The timing of Khatam-ul-Anbiya's warning, released through Iranian state channels Tasnim and Fars, arrives at a moment when the administration in Tehran is attempting to demonstrate to its own base that it will not accept a bad deal — and that Iran's military posture remains a deterrent factor Washington must account for. This is not unusual: previous rounds of nuclear diplomacy have consistently been accompanied by military signals from the IRGC side, designed to reinforce Tehran's negotiating leverage by demonstrating that any agreement must account for Iran's defensive capabilities.
The question for outside observers is whether this represents the outer edge of Iranian posturing — a rhetorical maximum designed to give diplomatic room — or a signal that the IRGC is preparing for a more confrontational phase should the talks fail entirely.
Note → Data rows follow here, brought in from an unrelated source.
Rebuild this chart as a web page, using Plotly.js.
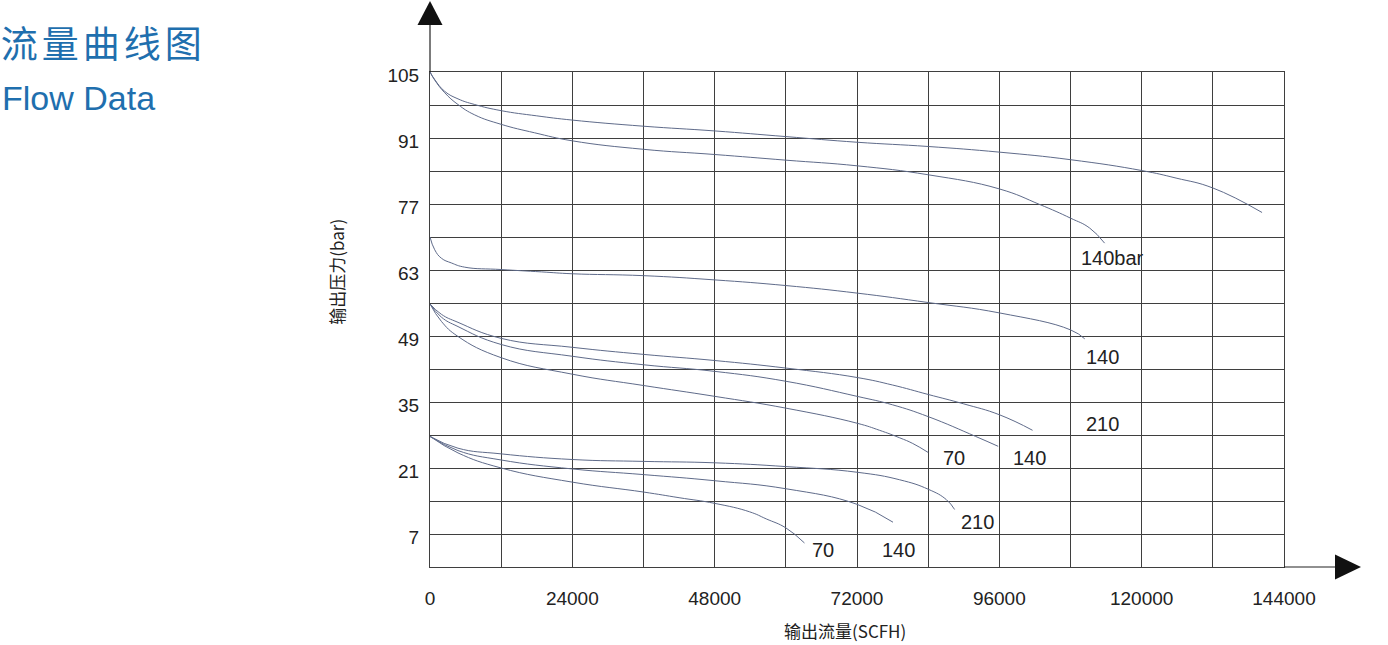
<!DOCTYPE html>
<html>
<head>
<meta charset="utf-8">
<script src="https://cdn.plot.ly/plotly-3.0.1.min.js"></script>
<style>
html,body{margin:0;padding:0;background:#fff;}
#chart{width:1388px;height:645px;}
</style>
</head>
<body>
<div id="chart"></div>
<script>
// ---------- data ----------
const xTickVals = [0, 24000, 48000, 72000, 96000, 120000, 144000];
const xTickText = ["0", "24000", "48000", "72000", "96000", "120000", "144000"];
const yTickVals = [7, 21, 35, 49, 63, 77, 91, 105];
const yTickText = ["7", "21", "35", "49", "63", "77", "91", "105"];

// outlet 105 bar group (inlet 210 bar / 140 bar)
const top210X = [0, 790, 2480, 4720, 7540, 12000, 18000, 24000, 36000, 48000, 60000, 72000, 84000, 96000, 108000, 120000, 125800, 132000, 140300];
const top210Y = [105, 103.4, 100.9, 99.3, 98.1, 96.8, 95.7, 94.8, 93.5, 92.5, 91.3, 90.1, 89.2, 88.0, 86.4, 84.1, 82.5, 80.4, 75.2];
const top140X = [0, 790, 2480, 4720, 7540, 12000, 17650, 24000, 36000, 48000, 60000, 72000, 84000, 96000, 102800, 108000, 111230, 113750];
const top140Y = [105, 103.3, 100.6, 98.1, 95.9, 93.9, 92.1, 90.4, 88.6, 87.5, 86.3, 85.1, 83.2, 80.2, 76.9, 74.0, 71.9, 68.7];

// outlet 70 bar (inlet 140 bar)
const mid70X = [0, 790, 1920, 3600, 5850, 12000, 18780, 24000, 36000, 48000, 60000, 72000, 84000, 96000, 108000, 110400];
const mid70Y = [70, 67.3, 65.5, 64.5, 63.6, 63.1, 62.6, 62.2, 61.8, 60.9, 59.7, 58.1, 56.1, 53.9, 50.3, 48.4];

// outlet 56 bar group (inlet 210 / 140 / 70)
const g56_210X = [0, 1920, 4720, 12000, 24000, 36000, 48000, 60000, 72000, 78000, 84000, 90000, 96000, 101600];
const g56_210Y = [55.8, 53.6, 51.9, 48.5, 46.6, 45.1, 43.8, 42.2, 40.2, 38.6, 36.6, 34.6, 32.3, 29.0];
const g56_140X = [0, 1920, 4720, 12000, 24000, 36000, 48000, 60000, 72000, 78000, 84000, 92000, 95800];
const g56_140Y = [55.8, 53.0, 51.0, 47.2, 44.7, 42.9, 41.5, 39.4, 36.2, 34.4, 31.9, 27.7, 25.6];
const g56_70X = [0, 1920, 4720, 12000, 24000, 36000, 48000, 60000, 72000, 75800, 79200, 81400, 84000];
const g56_70Y = [55.8, 52.1, 48.9, 44.4, 40.9, 38.5, 36.2, 33.7, 30.5, 29.0, 27.4, 26.2, 24.3];

// outlet 28 bar group (inlet 210 / 140 / 70)
const g28_210X = [0, 4720, 12000, 24000, 36000, 48000, 60000, 72000, 79200, 84000, 87060, 88460];
const g28_210Y = [27.7, 25.2, 24.0, 22.8, 22.4, 22.1, 21.3, 20.1, 18.5, 16.5, 14.3, 12.2];
const g28_140X = [0, 4720, 12000, 24000, 36000, 48000, 60000, 72000, 78070];
const g28_140Y = [27.7, 24.7, 22.7, 20.8, 19.6, 18.3, 16.6, 13.3, 9.5];
const g28_70X = [0, 4720, 12000, 24000, 36000, 42000, 48000, 53900, 56700, 60000, 63140];
const g28_70Y = [27.7, 24.2, 21.0, 18.0, 15.9, 14.7, 13.5, 11.7, 10.2, 8.3, 5.1];

// curve labels
const labelText = ["140bar", "输入压力", "210bar", "140", "210", "140", "70", "210", "140", "70"];
const labelX = [115100, 153860, 155370, 113330, 113420, 101110, 88380, 92340, 79020, 66290];
const labelY = [65.6, 79.6, 74.3, 44.6, 30.4, 23.2, 23.2, 9.6, 3.7, 3.7];

const titleCN = "流量曲线图";
const titleEN = "Flow Data";
const xTitle = "输出流量(SCFH)";
const yTitle = "输出压力(bar)";

// ---------- chart ----------
const curveColor = "#5f6b8a";
const series = [
  [top210X, top210Y, "210bar → 105"], [top140X, top140Y, "140bar → 105"],
  [mid70X, mid70Y, "140 → 70"],
  [g56_210X, g56_210Y, "210 → 56"], [g56_140X, g56_140Y, "140 → 56"], [g56_70X, g56_70Y, "70 → 56"],
  [g28_210X, g28_210Y, "210 → 28"], [g28_140X, g28_140Y, "140 → 28"], [g28_70X, g28_70Y, "70 → 28"]
];
const traces = series.map(s => ({
  type: "scatter", mode: "lines", x: s[0], y: s[1], name: s[2],
  line: {color: curveColor, width: 1, shape: "spline", smoothing: 1.3},
  hoverinfo: "skip"
}));

const numFont = "Liberation Sans, Arial, sans-serif";
const cjkFont = "Noto Sans CJK SC, Liberation Sans, sans-serif";
const gridCol = "#3f3f3f";

const annotations = labelText.map((t, i) => ({
  x: labelX[i], y: labelY[i], xref: "x", yref: "y", text: t, showarrow: false,
  xanchor: "center", yanchor: "middle",
  font: {family: /[\u4e00-\u9fff]/.test(t) ? cjkFont : numFont, size: 20, color: "#222"}
}));
annotations.push({
  xref: "paper", yref: "paper", x: -0.5035, y: 0.948, xanchor: "left", yanchor: "middle",
  text: titleEN, showarrow: false, font: {family: numFont, size: 34, color: "#1f6fae"}
});
// y-axis title (placed as in the original, above the plot centre)
annotations.push({
  xref: "paper", yref: "paper", x: (337 - 430) / 854, y: (567.3 - 272) / 495,
  xanchor: "center", yanchor: "middle", textangle: -90,
  text: yTitle, showarrow: false, font: {family: cjkFont, size: 17, color: "#222"}
});
// x-axis title (placed as in the original, slightly left of the plot centre)
annotations.push({
  xref: "paper", yref: "paper", x: (845 - 430) / 854, y: (567.3 - 631) / 495,
  xanchor: "center", yanchor: "middle",
  text: xTitle, showarrow: false, font: {family: cjkFont, size: 17, color: "#222"}
});

const W = 854, H = 495;
const shapes = [
  // y-axis extension + arrow
  {type: "line", xref: "paper", yref: "paper", x0: 0, x1: 0, y0: 1, y1: 1 + 47/H, line: {color: "#222", width: 1.2}},
  {type: "path", xref: "paper", yref: "paper", path: `M ${-12.5/W} ${1+47/H} L ${12.5/W} ${1+47/H} L 0 ${1+71/H} Z`, fillcolor: "#111", line: {width: 0}},
  // x-axis extension + arrow
  {type: "line", xref: "paper", yref: "paper", x0: 1, x1: 1 + 51/W, y0: 0, y1: 0, line: {color: "#222", width: 1.2}},
  {type: "path", xref: "paper", yref: "paper", path: `M ${1+51/W} ${-12.5/H} L ${1+51/W} ${12.5/H} L ${1+77/W} 0 Z`, fillcolor: "#111", line: {width: 0}}
];

const layout = {
  width: 1388, height: 645,
  margin: {l: 430, r: 104, t: 72, b: 78},
  paper_bgcolor: "#fff", plot_bgcolor: "#fff",
  showlegend: false,
  title: {
    text: '<span style="letter-spacing:4px">' + titleCN + '</span>',
    x: 0.0005, xanchor: "left", xref: "container", y: 1 - 45/645, yanchor: "middle", yref: "container",
    font: {family: cjkFont, size: 37, color: "#1f6fae"}
  },
  xaxis: {
    range: [0, 144000], tickvals: xTickVals, ticktext: xTickText,
    ticks: "outside", ticklen: 14, tickcolor: "rgba(0,0,0,0)",
    tickfont: {family: numFont, size: 19, color: "#222"},
    showgrid: true, gridcolor: gridCol, gridwidth: 1,
    minor: {dtick: 12000, tick0: 0, showgrid: true, gridcolor: gridCol, gridwidth: 1},
    showline: true, mirror: true, linecolor: gridCol, linewidth: 1,
    zeroline: false, fixedrange: true
  },
  yaxis: {
    range: [0, 105], tickvals: yTickVals, ticktext: yTickText,
    ticks: "outside", ticklen: 6, tickcolor: "rgba(0,0,0,0)",
    ticklabelshift: 3,
    tickfont: {family: numFont, size: 19, color: "#222"},
    showgrid: true, gridcolor: gridCol, gridwidth: 1,
    minor: {dtick: 7, tick0: 0, showgrid: true, gridcolor: gridCol, gridwidth: 1},
    showline: true, mirror: true, linecolor: gridCol, linewidth: 1,
    zeroline: false, fixedrange: true
  },
  annotations: annotations,
  shapes: shapes
};

Plotly.newPlot("chart", traces, layout, {displayModeBar: false, staticPlot: true});
</script>
</body>
</html>
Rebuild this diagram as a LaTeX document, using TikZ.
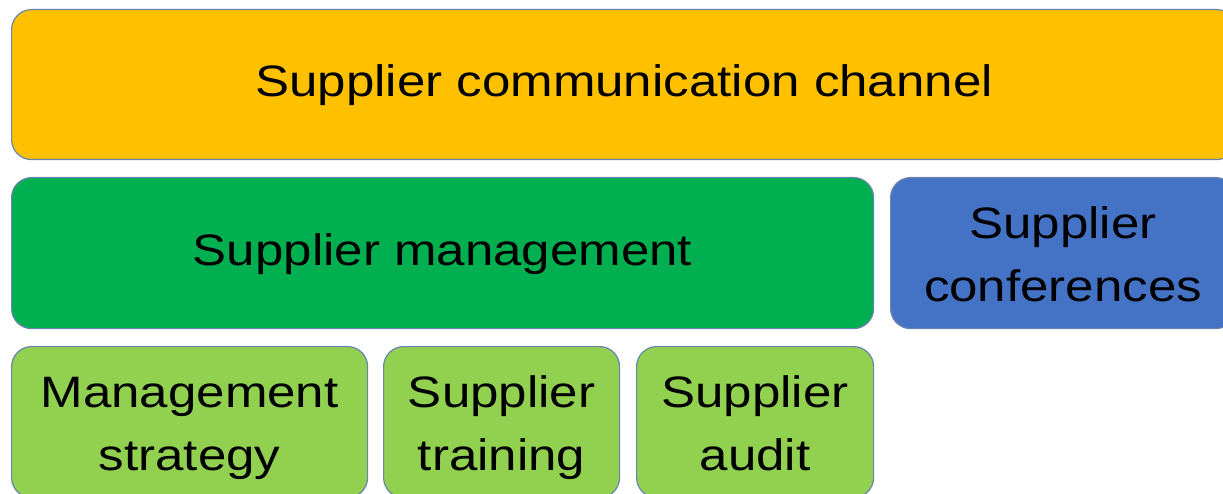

What this publication thinks
The Khatam-ul-Anbiya commander's statement is significant, but not surprising. Iranian military posturing during diplomatic impasses is a consistent pattern, not a deviation from it. The language is aggressive precisely because it needs to be visible: Washington must see it, the Gulf states must feel it, and the Iranian domestic audience must believe their government is not folding under pressure.
What the statement does reveal is that the IRGC remains the most influential voice on questions of national defence and regional posture — and that within that institution, the "Strong Iran" framework is the dominant strategic logic. That framework assumes that regional order must ultimately be reconfigured around Iranian interests, and that foreign military presence — meaning primarily American forces — is the obstacle to that order.
The practical risk is miscalculation. When military signals are this regular, there is a danger that audiences — in Washington and Gulf capitals alike — begin to discount them. That discounting, if it persists, could make the eventual use of Hormuz leverage more likely, not less, because the deterrent signal loses credibility. Whether the current US approach of maximum-pressure sanctions and selective military presence in the Gulf is producing exactly that miscalculation risk is a question the next phase of nuclear diplomacy will not resolve on its own.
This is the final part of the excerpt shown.